它不该被“公园”二字砍了风骨,它就是纯粹的白桦林。当然还有其他树,但从公园进口到出口,没有一棵白桦树被阳光遗落。在阿勒泰,白桦树与山是并肩的存在,阿尔泰山镇守大地,白桦林撑起寥廓的天。它跟白杨一样铮铮傲然,却比白杨多了一双“眼”,而那眉眼的形状,恰巧又是山——或许不能说恰巧,本就是白桦有意为之。它生长了百年千年,见惯了云烟滚滚,听熟了风雪猎猎,比每一位访客都有阅历。它将山川与岁月装在胸膛,等你来时,再虚虚实实地一一道来。

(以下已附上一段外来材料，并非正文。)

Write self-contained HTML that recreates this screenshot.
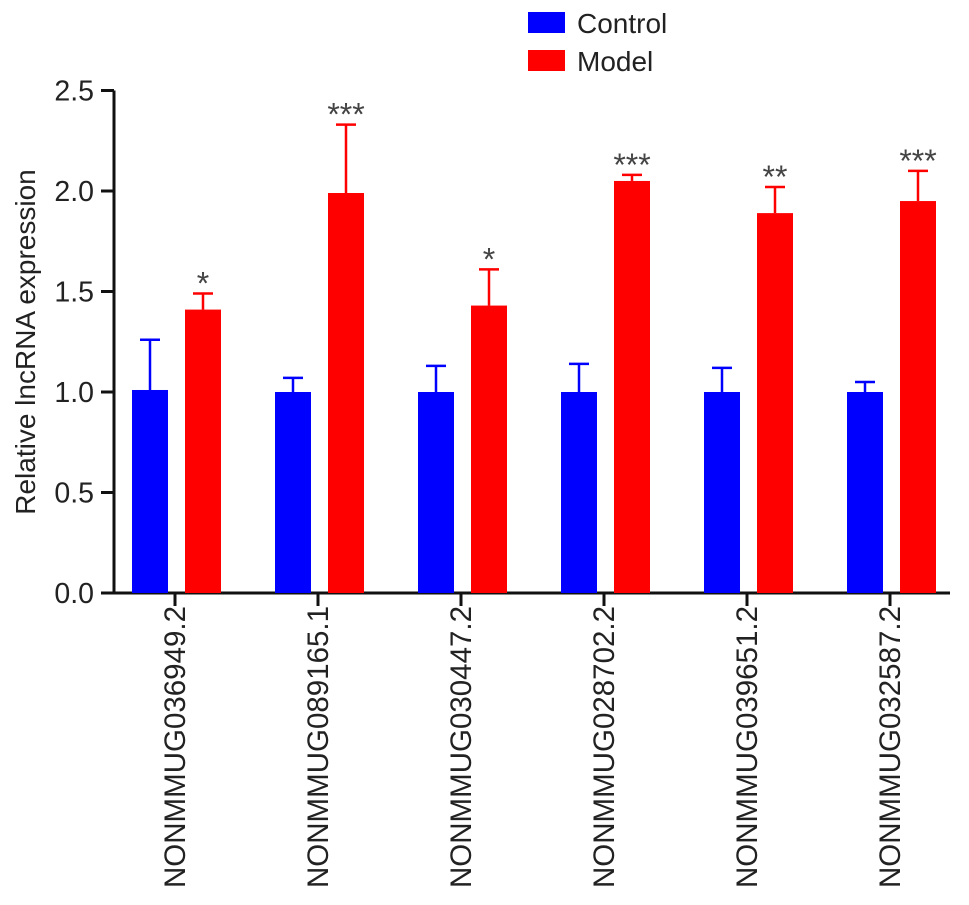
<!DOCTYPE html>
<html><head><meta charset="utf-8"><style>
body{margin:0;background:#fff}
svg{display:block;font-family:"Liberation Sans",Arial,sans-serif}
</style></head><body>
<svg id="chart" width="969" height="905">
<g id="legend">
<rect x="528" y="12" width="37" height="21" fill="#0000ff"/>
<text x="577" y="33" font-size="28" fill="#222">Control</text>
<rect x="528" y="50" width="37" height="21" fill="#ff0000"/>
<text x="577" y="71" font-size="28" fill="#222">Model</text>
</g>
<text transform="translate(35,342) rotate(-90)" text-anchor="middle" font-size="28" fill="#222">Relative lncRNA expression</text>
</svg>
<script>
const categories=["NONMMUG036949.2","NONMMUG089165.1","NONMMUG030447.2","NONMMUG028702.2","NONMMUG039651.2","NONMMUG032587.2"];
const controlValues=[1.01,1.0,1.0,1.0,1.0,1.0];
const controlErrors=[0.25,0.07,0.13,0.14,0.12,0.05];
const modelValues=[1.41,1.99,1.43,2.05,1.89,1.95];
const modelErrors=[0.08,0.34,0.18,0.03,0.13,0.15];
const significance=["*","***","*","***","**","***"];
const yTicks=[0,0.5,1.0,1.5,2.0,2.5];
const yTickLabels=["0.0","0.5","1.0","1.5","2.0","2.5"];

const svg=document.getElementById('chart');
const NS='http://www.w3.org/2000/svg';
const axisX=114,y0=593,pxPerUnit=201,groupStart=175,groupStep=143,barW=36;
function yScale(v){return y0-v*pxPerUnit;}
function xScale(i){return groupStart+i*groupStep;}
function mk(tag,attrs){const e=document.createElementNS(NS,tag);for(const k in attrs)e.setAttribute(k,attrs[k]);svg.appendChild(e);return e;}

let ax=mk('line',{x1:axisX,y1:y0+1,x2:axisX,y2:yScale(2.5),stroke:'#111','stroke-width':3});


let bx=mk('line',{x1:axisX-1,y1:y0,x2:950,y2:y0,stroke:'#111','stroke-width':3});



yTicks.forEach((t,i)=>{
  const y=yScale(t);
  const tk=mk('line',{x1:axisX-13,y1:y,x2:axisX,y2:y,stroke:'#111','stroke-width':3});
  
  
  const tl=mk('text',{x:axisX-20,y:y+10,'text-anchor':'end','font-size':28.5,fill:'#222'});
  tl.textContent=yTickLabels[i];
  
  
});

function bar(x,v,err,color,name){
  const top=yScale(v),et=yScale(v+err);
  const l=mk('line',{x1:x+barW/2,y1:top,x2:x+barW/2,y2:et,stroke:color,'stroke-width':2.5});
  
  
  const c=mk('line',{x1:x+barW/2-10,y1:et,x2:x+barW/2+10,y2:et,stroke:color,'stroke-width':2.5});
  
  
  const r=mk('rect',{x:x,y:top,width:barW,height:y0-top,fill:color});
  
  
  return et;
}

categories.forEach((c,i)=>{
  const cx=xScale(i);
  bar(cx-43,controlValues[i],controlErrors[i],'#0000ff','bar-control-'+(i+1));
  const et=bar(cx+10,modelValues[i],modelErrors[i],'#ff0000','bar-model-'+(i+1));
  const s=mk('text',{x:cx+28,y:et+1,'text-anchor':'middle','font-size':32,fill:'#444'});
  s.textContent=significance[i];
  
  
  const tk=mk('line',{x1:cx,y1:y0,x2:cx,y2:y0+13,stroke:'#111','stroke-width':3});
  
  
  const lb=mk('text',{transform:`translate(${cx+10},${y0+13}) rotate(-90)`,'text-anchor':'end','font-size':29.5,fill:'#222'});
  lb.textContent=c;
  
  
});
</script>
</body></html>
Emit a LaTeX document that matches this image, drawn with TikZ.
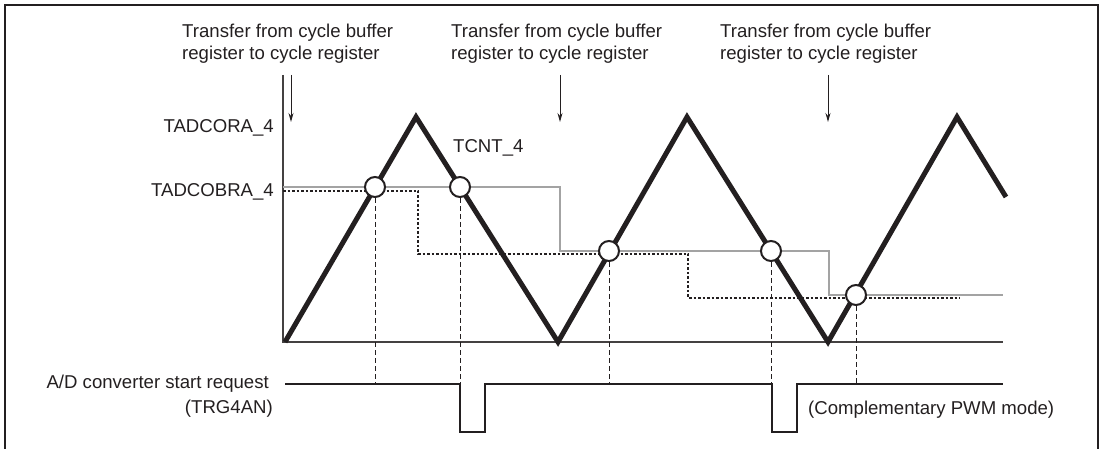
\documentclass[tikz,border=0pt]{standalone}
\usepackage{fontspec}
\setmainfont{Liberation Sans}
\usetikzlibrary{arrows.meta}
\definecolor{ink}{HTML}{231F20}
\definecolor{lgray}{HTML}{A3A3A3}
\begin{document}
\begin{tikzpicture}[x=1pt,y=-1pt,
  lbl/.style={font=\fontsize{18.6}{22}\selectfont, inner sep=0pt, text=ink},
  wave/.style={line width=5pt, draw=ink, line join=miter},
  axisline/.style={line width=1.3pt, draw=ink!85},
  graystep/.style={line width=2pt, draw=lgray},
  dotstep/.style={line width=2.5pt, draw=ink, dash pattern=on 2.5pt off 2pt},
  pulse/.style={line width=2.8pt, draw=ink},
  dropline/.style={line width=1pt, draw=ink, dash pattern=on 5pt off 3pt},
  xfer/.style={line width=1pt, draw=ink, -{Stealth[length=9pt,width=5pt]}},
  hit/.style={circle, draw=ink, fill=white, line width=2pt, minimum size=20pt, inner sep=0pt},
  frameline/.style={line width=2pt, draw=ink}]
\useasboundingbox (0,0) rectangle (1101,449);
% frame
\coordinate (fbl) at (5,449); \coordinate (ftl) at (5,5);
\coordinate (ftr) at (1098,5); \coordinate (fbr) at (1098,449);
\draw[frameline] (fbl) -- (ftl) -- (ftr) -- (fbr);

% top labels
\node[lbl, anchor=north west, align=left] (t1) at (182,24) {Transfer from cycle buffer\\register to cycle register};
\node[lbl, anchor=north west, align=left] (t2) at (451,24) {Transfer from cycle buffer\\register to cycle register};
\node[lbl, anchor=north west, align=left] (t3) at (720,24) {Transfer from cycle buffer\\register to cycle register};

% axis
\coordinate (atop) at (283,75); \coordinate (org) at (283,342); \coordinate (aend) at (1003,342);
\draw[axisline] (atop) -- (org) -- (aend);

% transfer arrows
\coordinate (a1s) at (291,75); \coordinate (a1e) at (291,122);
\coordinate (a2s) at (560,75); \coordinate (a2e) at (560,122);
\coordinate (a3s) at (828,75); \coordinate (a3e) at (828,122);
\draw[xfer] (a1s) -- (a1e);
\draw[xfer] (a2s) -- (a2e);
\draw[xfer] (a3s) -- (a3e);

% axis labels
\node[lbl, anchor=east] (ra) at (274,128) {TADCORA\_4};
\node[lbl, anchor=east] (rb) at (274,192) {TADCOBRA\_4};
\node[lbl, anchor=west] (tc) at (453,148) {TCNT\_4};

% gray step (cycle register compare)
\coordinate (g0) at (283,187); \coordinate (g1) at (560,187); \coordinate (g2) at (560,251);
\coordinate (g3) at (829,251); \coordinate (g4) at (829,295); \coordinate (g5) at (1003,295);
\draw[graystep] (g0) -- (g1) -- (g2) -- (g3) -- (g4) -- (g5);

% dotted step (buffer)
\coordinate (d0) at (283,191); \coordinate (d1) at (418,191); \coordinate (d2) at (418,254);
\coordinate (d3) at (688,254); \coordinate (d4) at (688,298); \coordinate (d5) at (960,298);
\draw[dotstep] (d0) -- (d1) -- (d2) -- (d3) -- (d4) -- (d5);

% triangle wave
\coordinate (w0) at (285,342); \coordinate (w1) at (416,117); \coordinate (w2) at (558,342);
\coordinate (w3) at (687,117); \coordinate (w4) at (828,342); \coordinate (w5) at (957,117);
\coordinate (w6) at (1006,197);
\draw[wave] (w0) -- (w1) -- (w2) -- (w3) -- (w4) -- (w5) -- (w6);

% pulse (TRG4AN)
\coordinate (p0) at (285,384); \coordinate (p1) at (460,384); \coordinate (p2) at (460,432);
\coordinate (p3) at (485,432); \coordinate (p4) at (485,384); \coordinate (p5) at (772,384);
\coordinate (p6) at (772,432); \coordinate (p7) at (797,432); \coordinate (p8) at (797,384);
\coordinate (p9) at (1003,384);
\draw[pulse] (p0) -- (p1) -- (p2) -- (p3) -- (p4) -- (p5) -- (p6) -- (p7) -- (p8) -- (p9);

% compare-match circles
\node[hit] (c1) at (375,187) {};
\node[hit] (c2) at (460,187) {};
\node[hit] (c3) at (609,251) {};
\node[hit] (c4) at (771,251) {};
\node[hit] (c5) at (856,295) {};

% dashed drop lines
\foreach \c in {c1,c2,c3,c4,c5}
  \draw[dropline] (\c.south) -- (\c.south |- p0);

% lower labels
\node[lbl, anchor=east] (adl) at (269,384) {A/D converter start request};
\node[lbl, anchor=east] (trg) at (273,409) {(TRG4AN)};
\node[lbl, anchor=west] (cpm) at (808,410) {(Complementary PWM mode)};
\end{tikzpicture}
\end{document}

所以你在白桦林里凝视每一棵树的时候,它亦在凝视你,正如卞之琳《断章》里的那句:“你站在桥上看风景,看风景人在楼上看你。”所以你只管循着树走,在白桦眼里,你的迷惘和雀跃,都是它为你精心呈现的“雾面妆”,走得通逶迤的白桦林,才走得好混沌的人生路。
初进白桦林时,仿若懵懂稚子,只知闹雪。忍不住拍打树枝,被簌簌落雪淋得满头满脸满身,像是披了一层纱,同白桦林一样的“雾面”。但没多久就像所有没耐性的孩子般,抱怨怎么都走不出这朦胧。索性驻足,白桦林右侧有一道河,灰白色的巨大鹅卵石在浅滩铺了一层又一层,被厚厚的雪装扮成白软的蘑菇。河道枯萎,坚冰与雪蘑菇唱着冬的赞歌。忍不住登高眺望,原来看似壮观的冰河,远不及白桦林长。
没人愿意早早从开端走向终点,便接着投身白桦林的秘境。路程过半时,冰清玉洁的冬景突然变得温馨起来,漫步的矮脚马、树枝做的小鹿、树上的绳子鸟窝,还有电视剧《我的阿勒泰》中那仁夏牧场、彩虹布拉克的微场景。文艺风十足的小景点使白桦林褪了些神秘感,好似拨云见日,突然就通了人生的第一窍。无论对人对事对生活,首先要做的便是祛魅,原来所谓的“雾面”不过是懵懂的想象,路走得远了,雾也就散了。
纵使雾气还在,剩下的也不再是傻兮兮的雀跃和苦哈哈的迷惘,而是征服与欣赏。走过中心岛,便是蜿蜒曲折的回程路。摇摇晃晃的铁索桥、只容一人行走的窄径、杂草丛生的小河渠、被大雪裹得里三层外三层的小山丘、突然出没的小狐狸,还有倏尔断落的树枝……它们如绊脚的荆棘遍布在白桦林里,时不时阻拦急迫的脚步。于是慢下来,同小狐狸打个招呼,将断落的树枝搬到路边,蹲在小河渠旁堆个雪人,便也成了白桦林里的风景。远远看,依旧寻不到出口的方向,可那斜斜的光洒落,便仿佛能听见白桦林的低语,它说“往前走”。抬头同它会说话的“眼睛”对视,果然看见迢迢风雪后的通途。
如此一去一返,正如人之一生,兜兜转转,时而懵懂时而清醒地活着,忽然慌张,忽然又大道朝天,怕什么呢,白桦林指引你归家。享受懵懂到顿悟的感觉,白桦林就没白化这“雾面妆”。